Rabbi Levi Krinsky, director of Chabad of NH, pokes holes in Zach Rezaoui's hand-made Matzah. The perforations prevent the Matzah from rising in the oven, which would deem it unusable for Passover. The hands-on experience was held at the Jewish Federation on April 6 and 7 in preparation for Passover. Zach, 8, is from Merrimack. (COURTESY)
Passover marks time to celebrate faith, history
MANCHESTER — The Jewish festival of Passover begins at sundown tonight, when followers of the faith celebrate the emancipation of the Israelites from slavery in ancient Egypt.
Traditions and rituals observed for thousands of years begin with the Seder dinner, a celebration of traditional and symbolic foods, including the unleavened bread the Israelites took with them during the Exodus. There was no time to allow the dough to rise, leading to the flat matzah bread that is still served to commemorate the hurried flight away from Egypt and enslavement.
"It's one of the major Jewish holidays," said Rabbi Beth Davidson of Temple Adath Yeshurun in Manchester. "What makes it different from some of the other major holidays is it is a home ritual. In addition to the religious observance it becomes a celebration with family and friends."
It's a celebration of the faith's history, but not a wild party."Passover is about celebrating the Exodus from Egypt and spring," Davidson said.Rabbi Levi Krinsky of Manchester-based Chabad Lubavitch of New Hampshire said true matzah must be prepared with specific ingredients, including water from a well to mix with the flour.
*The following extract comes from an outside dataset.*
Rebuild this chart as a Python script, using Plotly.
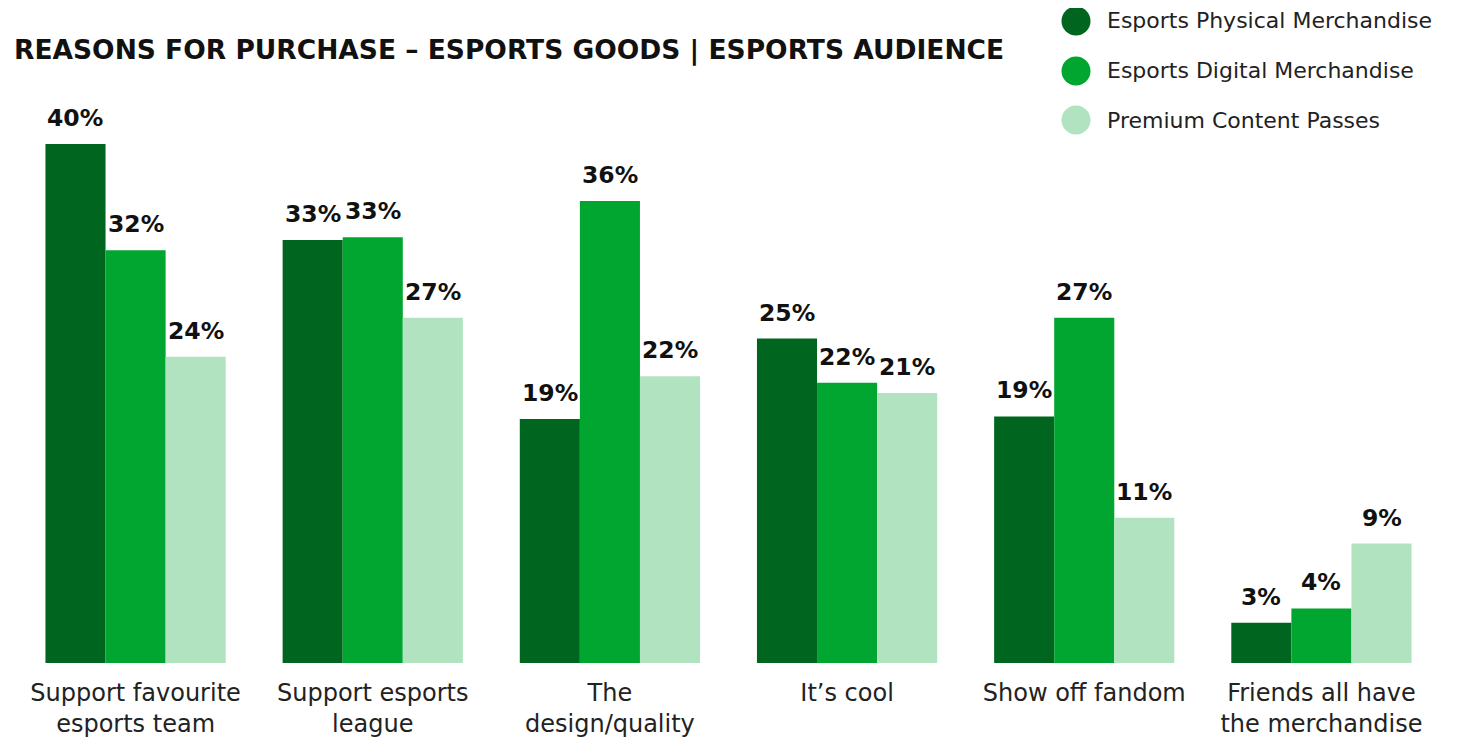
import plotly.graph_objects as go

W, H = 1470, 743
OFF = 8  # page body margin
ML, MR, MT, MB = 17 - OFF, 30 + OFF, 79 - OFF, 80 + OFF
BARGAP = 0.24

categories = [
    "Support favourite<br>esports team",
    "Support esports<br>league",
    "The<br>design/quality",
    "It\u2019s cool",
    "Show off fandom",
    "Friends all have<br>the merchandise",
]
series_names = [
    "Esports Physical Merchandise",
    "Esports Digital Merchandise",
    "Premium Content Passes",
]
physical = [40.0, 32.6, 18.8, 25.0, 19.0, 3.1]
digital = [31.8, 32.8, 35.6, 21.6, 26.6, 4.2]
premium = [23.6, 26.6, 22.1, 20.8, 11.2, 9.2]
colors = ["#00661F", "#00A630", "#B2E3C1"]

FONT = "DejaVu Sans"

pw, ph = W - ML - MR, H - MT - MB
bar_px = pw / len(categories) * (1 - BARGAP) / len(series_names)

fig = go.Figure()
all_series = [physical, digital, premium]
for i, (name, vals, col) in enumerate(zip(series_names, all_series, colors)):
    fig.add_trace(go.Bar(
        x=categories, y=vals, name=name,
        marker=dict(color=col, line=dict(width=0)),
        showlegend=False, hoverinfo="x+y+name",
    ))
    shift = (i - (len(series_names) - 1) / 2) * bar_px
    for cat, v in zip(categories, vals):
        fig.add_annotation(x=cat, y=v, xref="x", yref="y",
                           text=f"<b>{v:.0f}%</b>", showarrow=False,
                           xanchor="center", yanchor="bottom",
                           xshift=shift, yshift=10,
                           font=dict(family=FONT, size=23.5, color="#111111"))

# manual legend (circle + label); positions given in screen pixels
def px2x(px):
    return (px - OFF - ML) / pw
def py2y(py):
    return (H - MB - (py - OFF)) / ph

legend_y = [21, 71, 120]
for name, col, yy in zip(series_names, colors, legend_y):
    fig.add_shape(type="circle", xref="paper", yref="paper",
                  xsizemode="pixel", ysizemode="pixel",
                  xanchor=px2x(1076), yanchor=py2y(yy),
                  x0=-14.5, x1=14.5, y0=-14.5, y1=14.5,
                  fillcolor=col, line=dict(width=0))
    fig.add_annotation(x=px2x(1105), y=py2y(yy), xref="paper", yref="paper",
                       text=name, showarrow=False, xanchor="left", yanchor="middle",
                       font=dict(family=FONT, size=22, color="#222222"))

fig.update_layout(
    width=W, height=H,
    margin=dict(l=ML, r=MR, t=MT, b=MB, pad=0),
    paper_bgcolor="white", plot_bgcolor="white",
    barmode="group", bargap=BARGAP, bargroupgap=0,
    title=dict(text="<b>REASONS FOR PURCHASE \u2013 ESPORTS GOODS | ESPORTS AUDIENCE</b>",
               x=(14 - OFF) / W, xanchor="left", xref="container",
               y=1 - (50 - OFF) / H, yanchor="middle", yref="container",
               font=dict(family=FONT, size=26.5, color="#111111")),
    xaxis=dict(showgrid=False, showline=False, zeroline=False, ticks="",
               ticklabelstandoff=13,
               tickfont=dict(family=FONT, size=24, color="#222222")),
    yaxis=dict(range=[0, 45], visible=False, showgrid=False, zeroline=False),
    font=dict(family=FONT),
)

fig.write_html("out.html")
Yeast or any leavening agent is not allowed in any form, according the website www.chabad.org. That means no traces of grains such as wheat, barley or oats are allowed during Passover, which traditionally lasts eight days.
Krinsky said the sacrifices are reminders of what the Israelites endured during the trek to Mount Sinai. He thought earlier this month to use the unchanged history of matzah as learning tool.
Children were invited to not only observe the process, but take part in it and gain a better appreciation for the meaning behind matzah more than what is or isn't in it.
"It's a simple, plain and humble bread," Krinsky said.
Krinsky said Seders in New Hampshire this spring will have access to a wider selection of kosher wines, which he noticed a few months ago were scarce or pricey in state liquor outlets.
Krinsky said after a few phone calls, the state agreed there was a potential market and coordinated with distributors from other states in time to add more vintages in state liquor stores in time for the holiday.